Evaluating the agent's performance based on the provided metrics:

1. **Precise Contextual Evidence (m1)**:
    - The agent has accurately identified all the TODO comments as unfinished tasks in the script, which matches the issue context provided. Each TODO comment is correctly associated with its respective method or section in the script, and the agent has provided a detailed context for each identified issue.
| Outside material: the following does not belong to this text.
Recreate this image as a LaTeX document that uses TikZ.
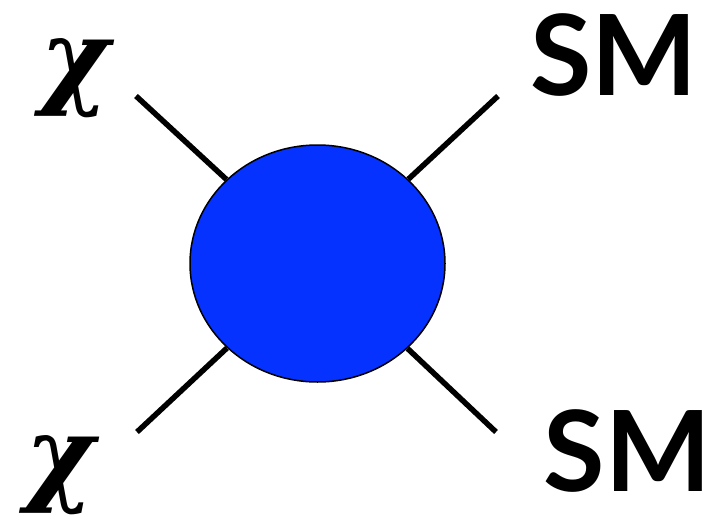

This aligns well with the requirement to focus on the specific issue mentioned and provide accurate context evidence.
    - **Rating**: 1.0

2. **Detailed Issue Analysis (m2)**:
    - The agent has provided a detailed analysis of each identified issue, explaining the implications of the TODO comments and suggesting that they either indicate unfinished tasks or oversight in removing the comments post-completion. The agent also considers the possibility that the existing implementation might not fully meet the intended functionality and quality standards, which shows an understanding of how these issues could impact the overall task.
    - **Rating**: 1.0

3. **Relevance of Reasoning (m3)**:
    - The reasoning provided by the agent is directly related to the specific issue of unfinished tasks in the Python script file. The agent highlights the potential consequences of leaving TODO comments in the script, such as confusion or incomplete functionality, which is relevant to the problem at hand.
    - **Rating**: 1.0

**Calculations**:
- m1: 1.0 * 0.8 = 0.8
- m2: 1.0 * 0.15 = 0.15
- m3: 1.0 * 0.05 = 0.05
- **Total**: 0.8 + 0.15 + 0.05 = 1.0

**Decision: success**